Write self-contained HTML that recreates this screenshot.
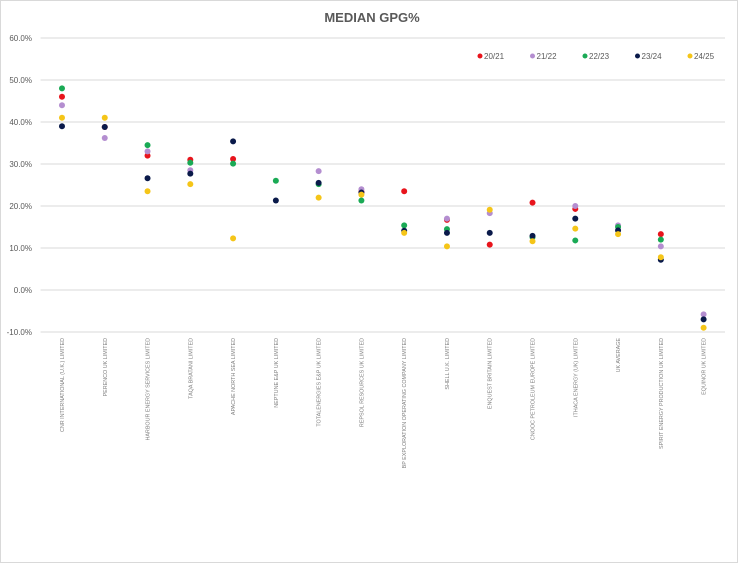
<!DOCTYPE html>
<html><head><meta charset="utf-8"><style>
html,body{margin:0;padding:0;background:#fff;}
svg{display:block;font-family:"Liberation Sans",sans-serif;}
</style></head><body>
<svg id="chart" width="744" height="564" viewBox="0 0 744 564">
<rect x="0.5" y="0.5" width="737" height="562" fill="#fff" stroke="#d9d9d9"/>
<text x="372" y="22" text-anchor="middle" font-size="13" font-weight="bold" fill="#595959">MEDIAN GPG%</text>
<g id="grid"></g><g id="yticks"></g><g id="xlabels"></g><g id="points"></g><g id="legend"></g>
</svg>
<script>
const categories=["CNR INTERNATIONAL (U.K.) LIMITED","PERENCO UK LIMITED","HARBOUR ENERGY SERVICES LIMITED","TAQA BRATANI LIMITED","APACHE NORTH SEA LIMITED","NEPTUNE E&P UK LIMITED","TOTALENERGIES E&P UK LIMITED","REPSOL RESOURCES UK LIMITED","BP EXPLORATION OPERATING COMPANY LIMITED","SHELL U.K. LIMITED","ENQUEST BRITAIN LIMITED","CNOOC PETROLEUM EUROPE LIMITED","ITHACA ENERGY (UK) LIMITED","UK AVERAGE","SPIRIT ENERGY PRODUCTION UK LIMITED","EQUINOR UK LIMITED"];
const seriesNames=["20/21","21/22","22/23","23/24","24/25"];
const seriesColors=["#e8141c","#b48ed0","#1aaa55","#0a1a4a","#f5c518"];
const s2021=[46,38.8,32,31,31.2,null,null,23.4,23.5,16.7,10.8,20.8,19.3,null,13.3,null];
const s2122=[44,36.2,33,28.5,null,null,28.3,24,null,17,18.3,null,20,15.4,10.4,-5.8];
const s2223=[48,null,34.5,30.3,30.1,26,25.2,21.3,15.4,14.5,null,12.6,11.8,15,12,null];
const s2324=[39,38.8,26.6,27.7,35.4,21.3,25.5,23.2,14.1,13.6,13.6,12.9,17,14.2,7.2,-7];
const s2425=[41,41,23.5,25.2,12.3,null,22,22.7,13.6,10.4,19.1,11.6,14.6,13.3,7.8,-9];
const yTicks=[60,50,40,30,20,10,0,-10];
const allSeries=[s2021,s2122,s2223,s2324,s2425];
const NS="http://www.w3.org/2000/svg";
const plotL=40.6,plotR=725,y0=290,pxPer=4.2;
const yPos=v=>y0-v*pxPer;
const band=(plotR-plotL)/categories.length;
const xPos=i=>plotL+band*(i+0.5);
function mk(t,parent,attrs){const e=document.createElementNS(NS,t);for(const k in attrs)e.setAttribute(k,attrs[k]);document.getElementById(parent).appendChild(e);return e;}
yTicks.forEach(v=>{
 const l=mk('line','grid',{x1:plotL,x2:plotR,y1:yPos(v),y2:yPos(v),stroke:'#d9d9d9','stroke-width':1});
 
 
 const t=mk('text','yticks',{x:32,y:yPos(v)+3,'text-anchor':'end','font-size':8,fill:'#595959'});
 t.textContent=v.toFixed(1)+'%';
 
 
});
categories.forEach((c,i)=>{
 const x=xPos(i)+2,y=338;
 const t=mk('text','xlabels',{x:x,y:y,transform:`rotate(-90 ${x} ${y})`,'text-anchor':'end','font-size':5.4,fill:'#7f7f7f'});
 t.textContent=c;
 
 
});
allSeries.forEach((arr,si)=>{
 arr.forEach((v,i)=>{
  if(v===null)return;
  const p=mk('circle','points',{cx:xPos(i),cy:yPos(v),r:3,fill:seriesColors[si]});
  
  
 });
});
seriesNames.forEach((n,si)=>{
 const lx=480+si*52.5;
 const d=mk('circle','legend',{cx:lx,cy:56,r:2.5,fill:seriesColors[si]});
 
 
 const t=mk('text','legend',{x:lx+4,y:59,'font-size':8,fill:'#595959'});
 t.textContent=n;
 
 
});
</script>
</body></html>
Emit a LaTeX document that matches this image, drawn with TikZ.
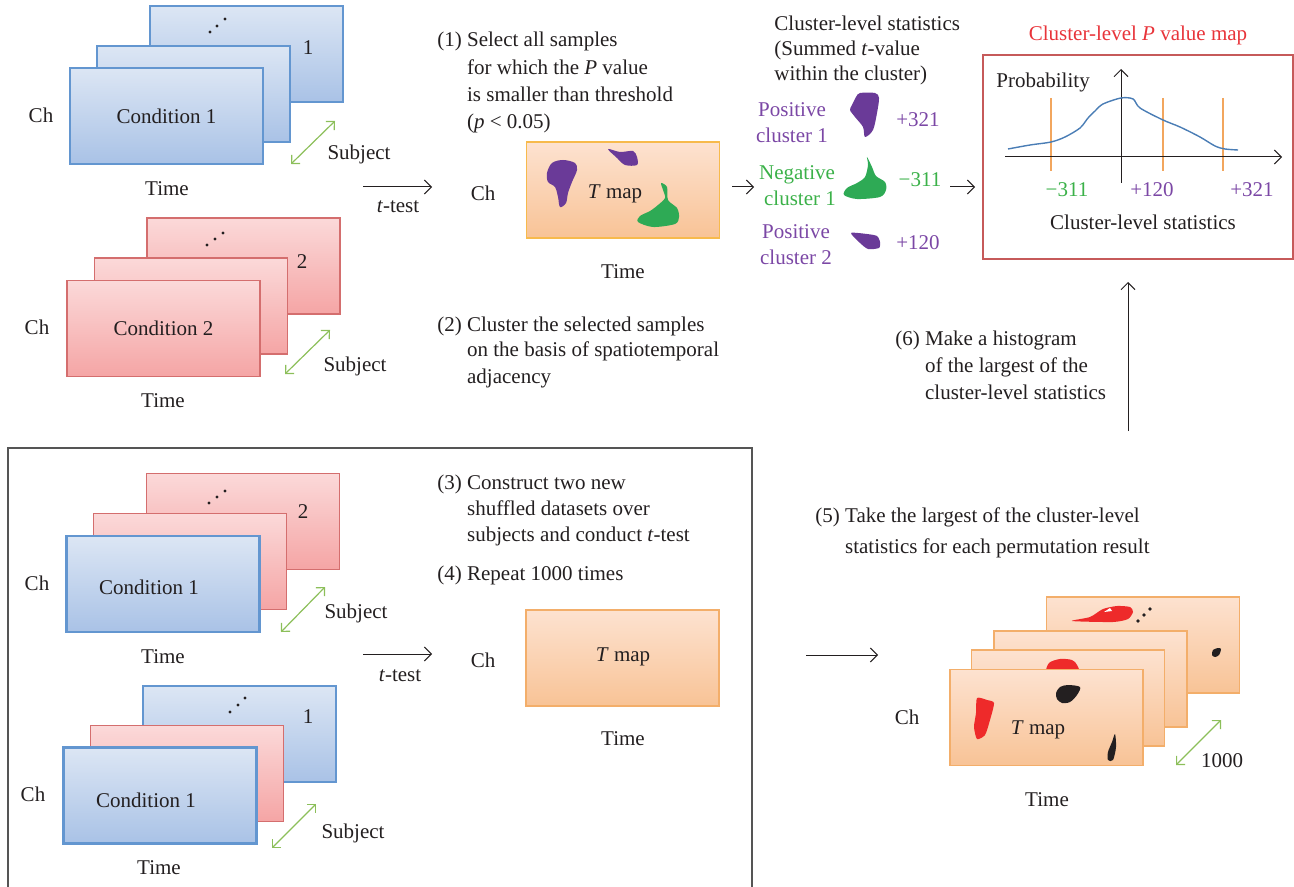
\documentclass[tikz,border=0pt]{standalone}
\usepackage{fontspec}
\setmainfont{Liberation Serif}
\usetikzlibrary{arrows.meta}
\definecolor{txt}{HTML}{231F20}
\definecolor{bluetop}{HTML}{DCE6F4}
\definecolor{bluebot}{HTML}{A9C2E6}
\definecolor{bluebd}{HTML}{6396D0}
\definecolor{redtop}{HTML}{FBD9D9}
\definecolor{redbot}{HTML}{F5A5A5}
\definecolor{redbd}{HTML}{D46E6E}
\definecolor{ortop}{HTML}{FDE2D0}
\definecolor{orbot}{HTML}{F8C396}
\definecolor{orbd}{HTML}{F3AE6A}
\definecolor{orbdtop}{HTML}{F7BA4C}
\definecolor{purp}{HTML}{6A3A98}
\definecolor{purptxt}{HTML}{7B47A5}
\definecolor{grn}{HTML}{2EAA55}
\definecolor{grntxt}{HTML}{3BB149}
\definecolor{grarr}{HTML}{8CBF5A}
\definecolor{titlered}{HTML}{E8343A}
\definecolor{boxred}{HTML}{C65A5A}
\definecolor{orline}{HTML}{F2A65E}
\definecolor{curve}{HTML}{4A7DB5}
\definecolor{boxgray}{HTML}{555555}
\definecolor{blobred}{HTML}{EE2A2A}
\newcommand\steptab[1]{\begin{tabular}[t]{@{}l@{\ }l@{}}#1\end{tabular}}
\begin{document}
\begin{tikzpicture}[x=0.5pt,y=-0.5pt,
  every node/.style={font=\fontsize{10.5}{13}\selectfont, inner sep=0pt, text=txt},
  card/.style={minimum width=96.5pt, minimum height=48pt, inner sep=0pt},
  bluecard/.style={card, draw=bluebd, line width=1.1pt, top color=bluetop, bottom color=bluebot},
  redcard/.style={card, draw=redbd, line width=0.7pt, top color=redtop, bottom color=redbot},
  tcard/.style={card, draw=orbd, line width=0.7pt, top color=ortop, bottom color=orbot},
  arr/.style={draw=txt, line width=0.5pt, -{Straight Barb[length=3.5pt,width=7pt]}},
  garr/.style={draw=grarr, line width=0.6pt, {Straight Barb[length=3pt,width=6pt]}-{Straight Barb[length=3pt,width=6pt]}},
  steptext/.style={anchor=base west},
]
\useasboundingbox (0,0) rectangle (1294,887);

% ---------------- top-left: condition 1 stack
\node[bluecard] (c1back) at (246.5,54) {};
\fill[txt] (210,32) circle[radius=0.8pt] (217,26) circle[radius=0.8pt] (225,19) circle[radius=0.8pt];
\node (c1num) at (308,48) {1};
\node[bluecard] (c1mid) at (193.5,94) {};
\node[bluecard] (c1front) at (166.5,116) {Condition 1};
\node (c1ch) at (41,115) {Ch};
\node (c1time) at (167,189) {Time};
\coordinate (c1s1) at (291,164); \coordinate (c1s2) at (335,121);
\draw[garr] (c1s1) -- (c1s2);
\node (c1subj) at (359,154) {Subject};

% ---------------- condition 2 stack
\node[redcard] (c2back) at (243.5,266) {};
\fill[txt] (207,245) circle[radius=0.8pt] (215,239) circle[radius=0.8pt] (223,233) circle[radius=0.8pt];
\node (c2num) at (302,262) {2};
\node[redcard] (c2mid) at (191,306) {};
\node[redcard] (c2front) at (163.5,328.5) {Condition 2};
\node (c2ch) at (37,327) {Ch};
\node (c2time) at (163,401) {Time};
\coordinate (c2s1) at (285,374); \coordinate (c2s2) at (330,330);
\draw[garr] (c2s1) -- (c2s2);
\node (c2subj) at (355,366) {Subject};

% t-test arrow top
\coordinate (tt1s) at (363,187); \coordinate (tt1e) at (432,187);
\draw[arr] (tt1s) -- (tt1e);
\node (tt1lab) at (398,207) {\textit{t}-test};

% step 1
\node[steptext] (step1) at (437,47) {\renewcommand\arraystretch{1.04}\steptab{(1) & Select all samples\\ & for which the \textit{P} value\\ & is smaller than threshold\\ & (\textit{p} < 0.05)}};

% T map top
\node[card, draw=orbdtop, line width=0.8pt, top color=ortop, bottom color=orbot] (tmap1) at (623,190) {};
\fill[purp] plot[smooth cycle, tension=0.55] coordinates {(547,173) (552,163) (563,160) (575,163) (577,170) (572,182) (568,193) (566,203) (560,207) (558,197) (555,187) (548,182)};
\fill[purp] plot[smooth cycle, tension=0.5] coordinates {(608,149) (620,152) (633,151) (637,157) (637,165) (625,165) (617,158)};
\fill[grn] plot[smooth cycle, tension=0.5] coordinates {(661,183) (667,187) (668,200) (677,208) (679,217) (675,224) (653,227) (638,222) (640,216) (650,211) (658,205) (665,198) (663,190)};
\node (tmap1lab) at (615,194) {\textit{T} map};
\node (tmap1ch) at (483,193) {Ch};
\node (tmap1time) at (623,272) {Time};

% step 2
\node[steptext] (step2) at (437,331) {\steptab{(2) & Cluster the selected samples\\ & on the basis of spatiotemporal\\ & adjacency}};

% arrow to clusters
\coordinate (a2s) at (732,187); \coordinate (a2e) at (754,187);
\draw[arr] (a2s) -- (a2e);

% cluster-level statistics header
\node[anchor=base west] (clhead) at (774,31) {\renewcommand\arraystretch{0.96}\begin{tabular}[t]{@{}l@{}}Cluster-level statistics\\(Summed \textit{t}-value\\within the cluster)\end{tabular}};

% clusters
\node[anchor=base, text=purptxt] (pc1) at (792,117) {\begin{tabular}[t]{@{}c@{}}Positive\\cluster 1\end{tabular}};
\fill[purp] plot[smooth cycle, tension=0.5] coordinates {(852,105) (856,97) (860,93) (875,93) (879,98) (877,113) (873,130) (865,137) (863,127) (855,117) (850,110)};
\node[text=purptxt] (pc1v) at (918,120) {+321};

\node[anchor=base, text=grntxt] (nc1) at (797,180) {\begin{tabular}[t]{@{}c@{}}Negative\\\hspace*{3pt}cluster 1\end{tabular}};
\fill[grn] plot[smooth cycle, tension=0.5] coordinates {(867,157) (872,167) (876,176) (885,182) (886,190) (880,197) (857,199) (844,195) (847,188) (857,183) (865,177) (868,165)};
\node[text=grntxt] (nc1v) at (920,180) {−311};

\node[anchor=base, text=purptxt] (pc2) at (796,239) {\begin{tabular}[t]{@{}c@{}}Positive\\cluster 2\end{tabular}};
\fill[purp] plot[smooth cycle, tension=0.4] coordinates {(851,233) (867,234) (877,236) (880,242) (879,248) (868,249) (860,243)};
\node[text=purptxt] (pc2v) at (918,243) {+120};

% arrow to histogram box
\coordinate (a3s) at (950,187); \coordinate (a3e) at (975,187);
\draw[arr] (a3s) -- (a3e);

% histogram box
\node[text=titlered] (htitle) at (1138,35) {Cluster-level \textit{P} value map};
\node[draw=boxred, line width=0.7pt, minimum width=155pt, minimum height=102pt] (hbox) at (1138,157) {};
\node[anchor=west] (hprob) at (996,82) {Probability};
\foreach \xx in {1051,1163,1223} \draw[orline, line width=1pt] (\xx,98) -- (\xx,171);
\coordinate (xs) at (1005,157); \coordinate (xe) at (1282,157);
\coordinate (ys) at (1121,183); \coordinate (ye) at (1121,69);
\draw[arr] (xs) -- (xe);
\draw[arr] (ys) -- (ye);
\draw[curve, line width=0.7pt] plot[smooth, tension=0.5] coordinates {(1008,149) (1030,145) (1051,142) (1065,137) (1080,128) (1088,118) (1095,111) (1103,104) (1121,98) (1133,99) (1140,108) (1163,120) (1180,127) (1200,137) (1215,146) (1225,149) (1238,150)};
\node[text=grntxt] (hl1) at (1067,190) {−311};
\node[text=purptxt] (hl2) at (1152,190) {+120};
\node[text=purptxt] (hl3) at (1252,190) {+321};
\node (hxlab) at (1143,222) {Cluster-level statistics};

% step 6 and up arrow
\coordinate (a6s) at (1128,431); \coordinate (a6e) at (1128,282);
\draw[arr] (a6s) -- (a6e);
\node[steptext] (step6) at (895,345) {\renewcommand\arraystretch{1.05}\steptab{(6) & Make a histogram\\ & of the largest of the\\ & cluster-level statistics}};

% ---------------- permutation box
\draw[boxgray, line width=0.8pt] (8,895) -- (8,448) -- (752,448) -- (752,895);

% stack A
\node[redcard] (paback) at (243,521.5) {};
\fill[txt] (209,503) circle[radius=0.8pt] (217,497) circle[radius=0.8pt] (225,491) circle[radius=0.8pt];
\node (panum) at (303,512) {2};
\node[redcard] (pamid) at (190,561.5) {};
\node[bluecard] (pafront) at (163,584) {};
\node (palab) at (149,587) {Condition 1};
\node (pach) at (37,583) {Ch};
\node (patime) at (163,657) {Time};
\coordinate (pas1) at (281,632); \coordinate (pas2) at (325,587);
\draw[garr] (pas1) -- (pas2);
\node (pasubj) at (356,613) {Subject};

% stack B
\node[bluecard] (pbback) at (239.5,734) {};
\fill[txt] (230,712) circle[radius=0.8pt] (238,705) circle[radius=0.8pt] (245,698) circle[radius=0.8pt];
\node (pbnum) at (308,717) {1};
\node[redcard] (pbmid) at (187,773.5) {};
\node[bluecard] (pbfront) at (160,795.5) {};
\node (pblab) at (146,800) {Condition 1};
\node (pbch) at (33,794) {Ch};
\node (pbtime) at (159,868) {Time};
\coordinate (pbs1) at (272,848); \coordinate (pbs2) at (316,804);
\draw[garr] (pbs1) -- (pbs2);
\node (pbsubj) at (353,833) {Subject};

% t-test arrow bottom
\coordinate (tt2s) at (363,654); \coordinate (tt2e) at (432,654);
\draw[arr] (tt2s) -- (tt2e);
\node (tt2lab) at (400,676) {\textit{t}-test};

% steps 3, 4
\node[steptext] (step3) at (437,489) {\steptab{(3) & Construct two new\\ & shuffled datasets over\\ & subjects and conduct \textit{t}-test}};
\node[steptext] (step4) at (437,580) {\steptab{(4) & Repeat 1000 times}};

% T map bottom
\node[tcard] (tmap2) at (622.5,658) {};
\node (tmap2lab) at (623,657) {\textit{T} map};
\node (tmap2ch) at (483,660) {Ch};
\node (tmap2time) at (623,739) {Time};

% step 5
\coordinate (a5s) at (806,655); \coordinate (a5e) at (878,655);
\draw[arr] (a5s) -- (a5e);
\node[steptext] (step5) at (815,522) {\renewcommand\arraystretch{1.22}\steptab{(5) & Take the largest of the cluster-level\\ & statistics for each permutation result}};

% bottom-right stack of T maps
\node[tcard] (rt4) at (1143,645) {};
\fill[blobred] plot[smooth cycle, tension=0.4] coordinates {(1072,621) (1090,617) (1103,609) (1117,606) (1130,607) (1133,612) (1128,619) (1113,622)};
\fill[white] (1104,612) -- (1110,608) -- (1112,611) -- cycle;
\fill[txt] (1138,621) circle[radius=0.9pt] (1144,615) circle[radius=0.9pt] (1150,609) circle[radius=0.9pt];
\node[tcard] (rt3) at (1090.5,679) {};
\fill[txt] plot[smooth cycle, tension=0.5] coordinates {(1212,655) (1213,650) (1218,648) (1221,649) (1219,655) (1215,657)};
\node[tcard] (rt2) at (1068,698) {};
\fill[blobred] plot[smooth cycle, tension=0.5] coordinates {(1048,673) (1049,663) (1060,659) (1072,660) (1077,665) (1078,674)};
\node[tcard] (rt1) at (1046.5,717.5) {};
\fill[txt] plot[smooth cycle, tension=0.5] coordinates {(1056,693) (1060,687) (1068,685) (1080,687) (1077,695) (1070,702) (1062,703) (1057,699)};
\fill[blobred] plot[smooth cycle, tension=0.4] coordinates {(977,698) (987,700) (994,703) (990,720) (985,735) (977,739) (974,727) (976,713)};
\fill[txt] plot[smooth cycle, tension=0.5] coordinates {(1115,734) (1116,747) (1113,760) (1108,760) (1108,752) (1112,742)};
\node (rtlab) at (1038,730) {\textit{T} map};
\node (rtch) at (907,717) {Ch};
\node (rttime) at (1047,800) {Time};
\coordinate (rts1) at (1176,765); \coordinate (rts2) at (1221,720);
\draw[garr] (rts1) -- (rts2);
\node (rtn) at (1222,761) {1000};
\end{tikzpicture}
\end{document}
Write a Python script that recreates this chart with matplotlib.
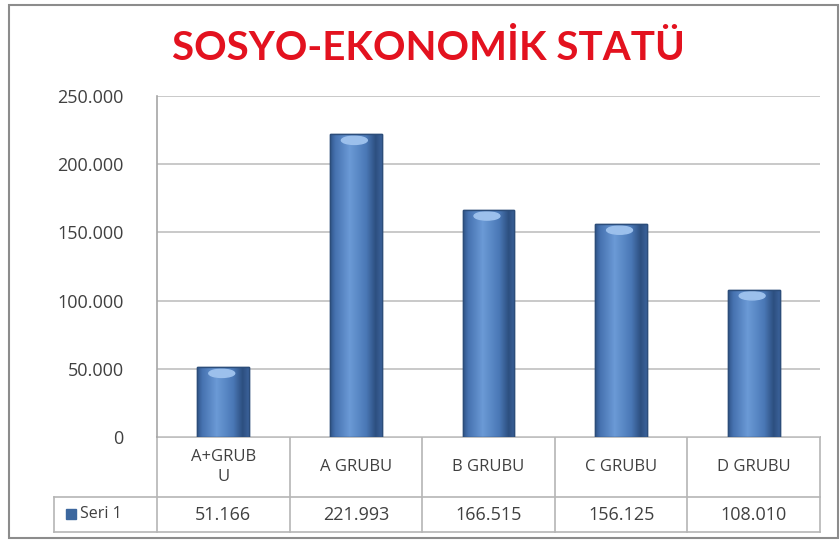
=-=-=-=-=
» **What needs to be done**
Look above for lines with the word "chart" and copy them all.

» **Complete response**
<svg id="chart" width="744" height="564" viewBox="0 0 744 564">
Write a Python script that recreates this chart with matplotlib.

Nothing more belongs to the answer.